Dua puluh lima pilar mengelilingi serambi mewakili jumlah Rasul yang diutus Allah. Kendati bergaya Eropa, guratan kaligrafi Arab di dinding pilar menegaskan nuansa Islami.

Kesan Timur Tengah tampak pada kubah dan empat minaretnya. Sementara tanjungan di bawah kubah serta dinding masjid memberi identitas Jawa. Langit biru nan cerah saat aku datang turut menegaskan kemegahan bangunan ini.
Perpaduan arsitektur Jawa, Arab, dan Eropa pada Masjid Agung Jawa Tengah


Dinding dan jendela bangunan utama mengingatkan kita pada Masjid Demak. Sementara enam payung hidrolik di serambi serupa dengan milik Masjid Nabawi di Medinah.

Enam payung ini biasa dibuka saat Sholat Jumat atau Ied. Aku bukan pengamat arsitektur. Tapi begitulah kira-kira penampakan masjid megah ini. 
Tak hanya bangunan yang menakjubkan. MAJT menyimpan bedug raksasa dan Alquran raksasa. Bedugnya berukuran panjang 310 cm dengan keliling tengah mencapai 683 cm. Bedug ini menghabiskan 156 buah paku.

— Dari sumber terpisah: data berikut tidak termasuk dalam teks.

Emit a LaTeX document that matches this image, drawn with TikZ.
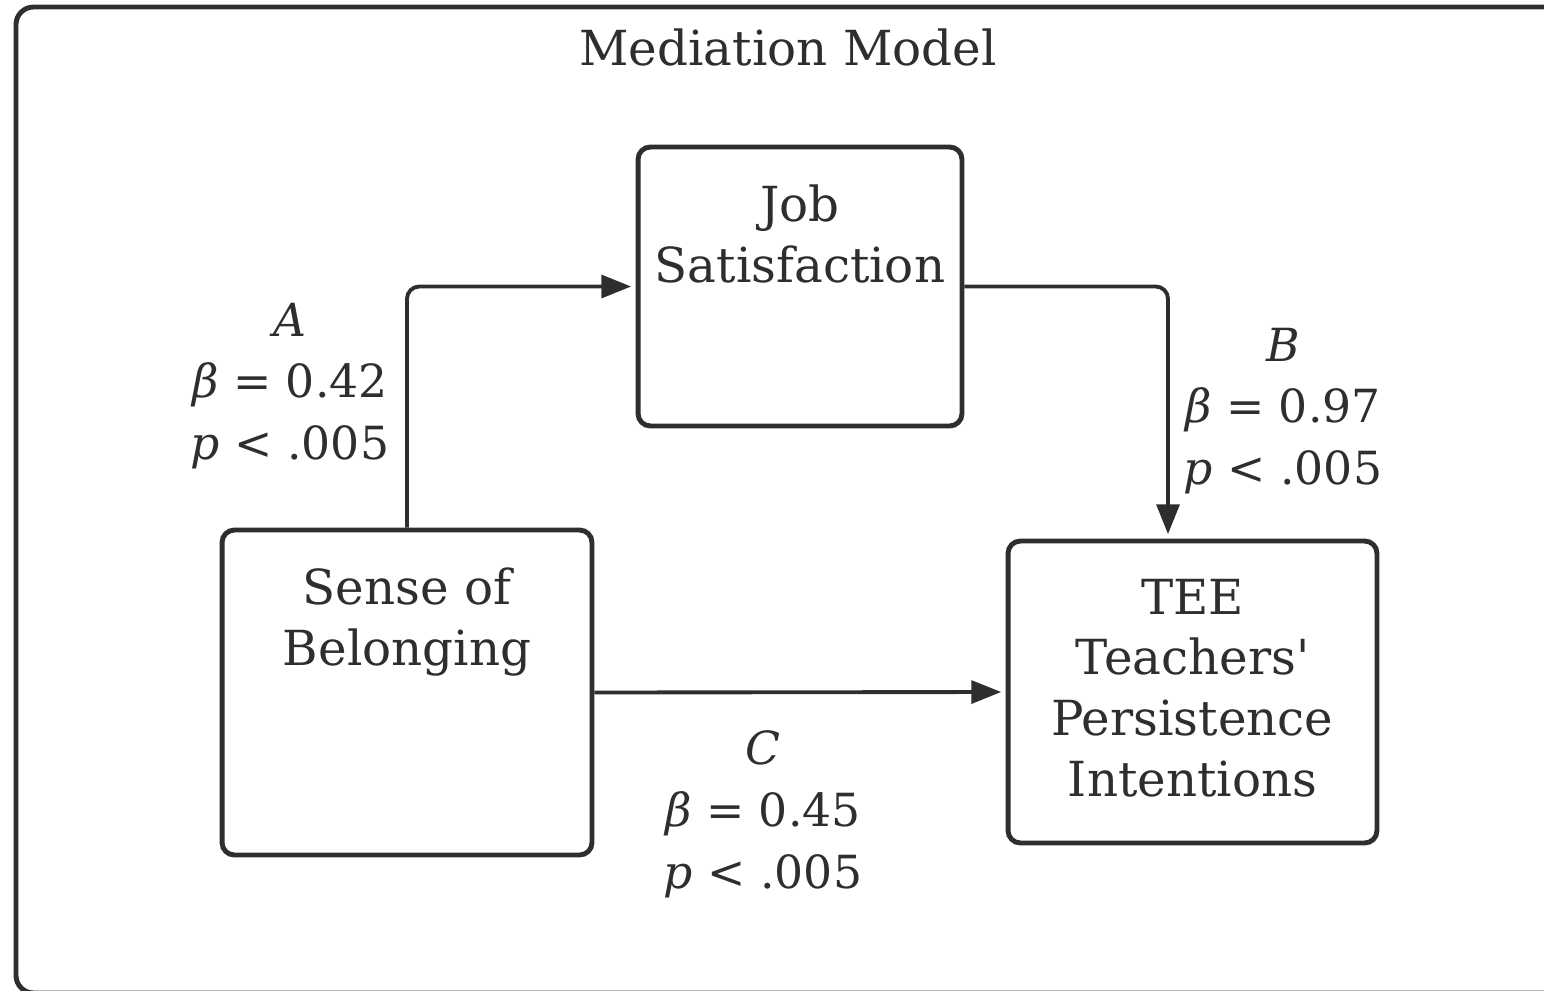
\documentclass[tikz,border=0pt]{standalone}
\usepackage{fontspec}
\setmainfont{DejaVu Serif}
\usetikzlibrary{arrows.meta}
\definecolor{inkgray}{HTML}{2E2E2E}
\tikzset{
  box/.style={draw=inkgray, line width=2.8pt, rounded corners=7pt, inner sep=0pt},
  boxtext/.style={align=center, anchor=north, yshift=-0.68cm, text=inkgray,
    font=\fontsize{27.5}{34.6}\selectfont},
  path/.style={draw=inkgray, line width=2.2pt, rounded corners=7pt, shorten >=2.5pt,
    -{Triangle[length=17pt,width=13pt]}},
  coef/.style={align=center, text=inkgray, font=\fontsize{26}{35.2}\selectfont},
}
\begin{document}
\begin{tikzpicture}[x=0.02cm, y=-0.02cm, font=\fontsize{27.5}{34.6}\selectfont]
  \clip (0,0) rectangle (1544,990);
  % Frame
  \draw[inkgray, line width=2.8pt, rounded corners=10pt] (16,7) rectangle (1600,993);
  % Title
  \node[text=inkgray] (title) at (788,47) {Mediation Model};
  % Boxes
  \node[box, minimum width=6.48cm, minimum height=5.58cm,
    label={[boxtext]north:Job\\Satisfaction}] (job) at (800,286.5) {};
  \node[box, minimum width=7.4cm, minimum height=6.5cm,
    label={[boxtext]north:Sense of\\Belonging}] (belong) at (407,692.5) {};
  \node[box, minimum width=7.38cm, minimum height=6.04cm,
    label={[boxtext]north:TEE\\Teachers\textquotesingle\\Persistence\\Intentions}] (tee) at (1192.5,692) {};
  % Paths
  \draw[path] (belong.north) |- (job.west);
  \draw[path] (job.east) -| ([xshift=-0.49cm]tee.north);
  \draw[path] (belong.east) -- (tee.west);
  % Coefficients
  \node[coef] (coefA) at (290,386) {\textit{A}\\\textit{β} = 0.42\\\textit{p} < .005};
  \node[coef] (coefB) at (1283,411) {\textit{B}\\\textit{β} = 0.97\\\textit{p} < .005};
  \node[coef] (coefC) at (763,814) {\textit{C}\\\textit{β} = 0.45\\\textit{p} < .005};
\end{tikzpicture}
\end{document}
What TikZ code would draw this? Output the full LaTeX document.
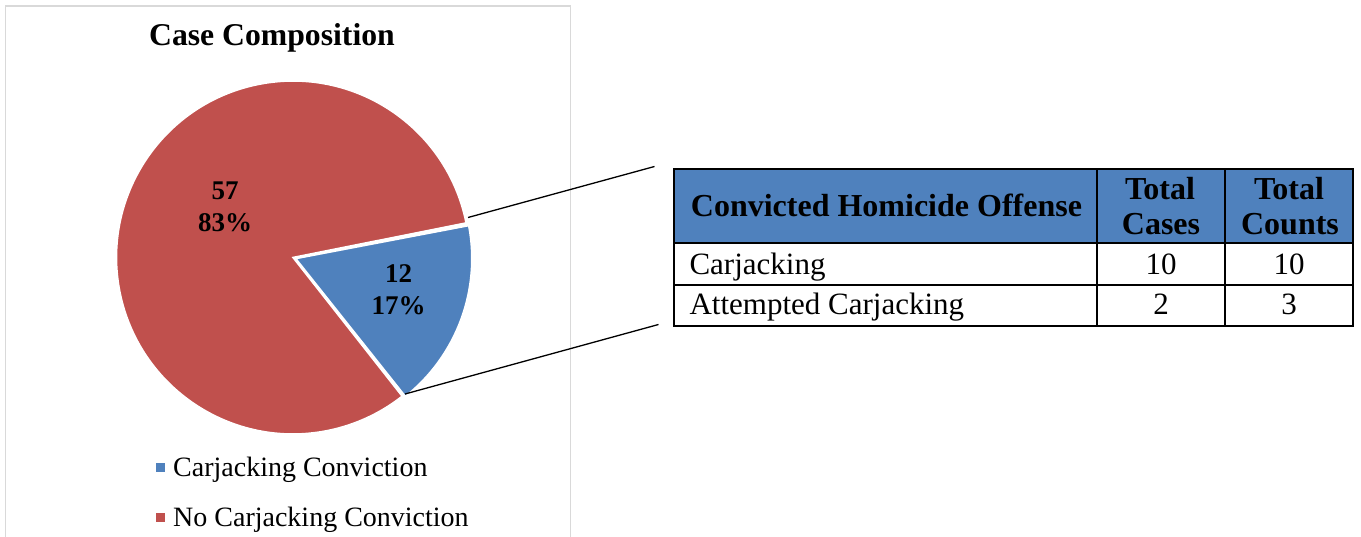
\documentclass[tikz,border=0pt]{standalone}
\usepackage{fontspec}
\setmainfont{Liberation Serif}
\definecolor{pieRed}{HTML}{C0504D}
\definecolor{pieBlue}{HTML}{4F81BD}
\definecolor{frameGray}{HTML}{D9D9D9}
\tikzset{
  slice/.style={draw=white, line width=1.6pt, line join=miter},
  callout/.style={draw=black, line width=1.3pt},
  grid line/.style={draw=black, line width=2pt},
  title text/.style={font=\fontsize{31.7}{36}\selectfont\bfseries, inner sep=0pt},
  pie label/.style={font=\fontsize{27}{32}\selectfont\bfseries, align=center, inner sep=0pt},
  legend text/.style={font=\fontsize{28}{32}\selectfont, inner sep=0pt, anchor=base west},
  head text/.style={font=\fontsize{32}{35.7}\selectfont\bfseries, inner sep=0pt},
  body text/.style={font=\fontsize{31}{36}\selectfont, inner sep=0pt},
  key box/.style={minimum size=9pt, inner sep=0pt},
}
\begin{document}
\begin{tikzpicture}[x=1pt, y=1pt]
\useasboundingbox (0,0) rectangle (1361,-537);
\fill[white] (0,0) rectangle (1361,-537);

% chart frame
\draw[frameGray, line width=1.5pt] (5.5,-545) -- (5.5,-6) -- (570.5,-6) -- (570.5,-545);

% title
\node[title text, anchor=base] (title) at (272,-46) {Case Composition};

% pie: the larger slice, then the pulled-out smaller slice
\fill[pieRed, slice] (293,-257.5) -- ++(11.3:176.5) arc (11.3:308.2:176.5) -- cycle;
\fill[pieBlue, slice] (295.8,-258.6) -- ++(-51.5:176) arc (-51.5:10.8:176) -- cycle;

\node[pie label] (lblRed) at (225,-207) {57\\83\%};
\node[pie label] (lblBlue) at (398.5,-290) {12\\17\%};

% legend
\node[key box, fill=pieBlue] (keyA) at (160.5,-467) {};
\node[legend text] (legA) at (173,-476) {Carjacking Conviction};
\node[key box, fill=pieRed] (keyB) at (160.5,-517) {};
\node[legend text] (legB) at (173,-526) {No Carjacking Conviction};

% table grid
\coordinate (tNW) at (674,-169);
\coordinate (tSE) at (1352.7,-325.7);
\fill[pieBlue] (674,-169) rectangle (1352.7,-243.3);
\draw[grid line] (674,-243.3) -- (1352.7,-243.3);
\draw[grid line] (674,-285) -- (1352.7,-285);
\draw[grid line] (1096.7,-169) -- (1096.7,-325.7);
\draw[grid line] (1225,-169) -- (1225,-325.7);
\draw[grid line] (tNW) rectangle (tSE);

% table text
\node[head text, anchor=base west] (h1) at (690.7,-217) {Convicted Homicide Offense};
\node[head text, anchor=base] (h2a) at (1160,-199.3) {Total};
\node[head text, anchor=base] (h2b) at (1161,-235) {Cases};
\node[head text, anchor=base] (h3a) at (1289,-199.3) {Total};
\node[head text, anchor=base] (h3b) at (1290,-235) {Counts};

\node[body text, anchor=base west] (r1a) at (689.3,-275) {Carjacking};
\node[body text, anchor=base] (r1b) at (1161,-275) {10};
\node[body text, anchor=base] (r1c) at (1289,-275) {10};
\node[body text, anchor=base west] (r2a) at (689.3,-315) {Attempted Carjacking};
\node[body text, anchor=base] (r2b) at (1161,-315) {2};
\node[body text, anchor=base] (r2c) at (1289,-315) {3};

% callout lines from the small slice to the table
\coordinate (cTopA) at (468,-217.5);
\coordinate (cTopB) at (654.5,-166.5);
\coordinate (cBotA) at (405,-394);
\coordinate (cBotB) at (658.5,-324.5);
\draw[callout] (cTopA) -- (cTopB);
\draw[callout] (cBotA) -- (cBotB);
\end{tikzpicture}
\end{document}
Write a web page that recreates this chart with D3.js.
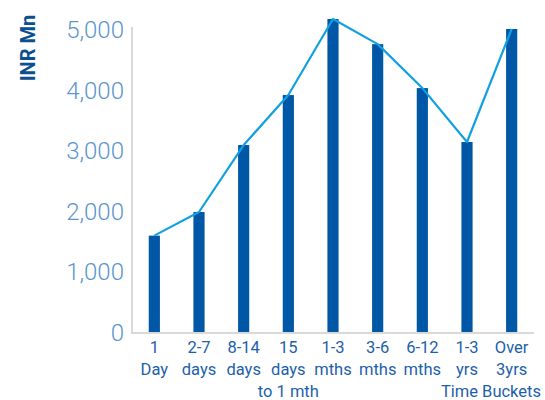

Al Quran raksasa dalam Masjid Agung Jawa Tengah
Sementara Quran raksasa yang menghabiskan waktu penulisan 27 bulan berukuran 145x95 cm. Aku beruntung karena saat itu sang penjaga masjid mau membukanya.
 
Masih ada Menara Al Husna yang luar biasa dalam kompleks MAJT. Tinggi menara ini mencapai 99 meter. Sesuai dengan jumlah Asma Al-Husna. Aku sempat naik hingga ke puncak menara.

Menara Asma Al-Husna
Dari atas tampak bangunan kompleks MAJT yang dikelilingi persawahan. Tampak pula sebagian Kota Semarang. Untuk naik ke puncak menara menggunakan lift, aku harus membayar sejumlah uang dan menunggu giliran.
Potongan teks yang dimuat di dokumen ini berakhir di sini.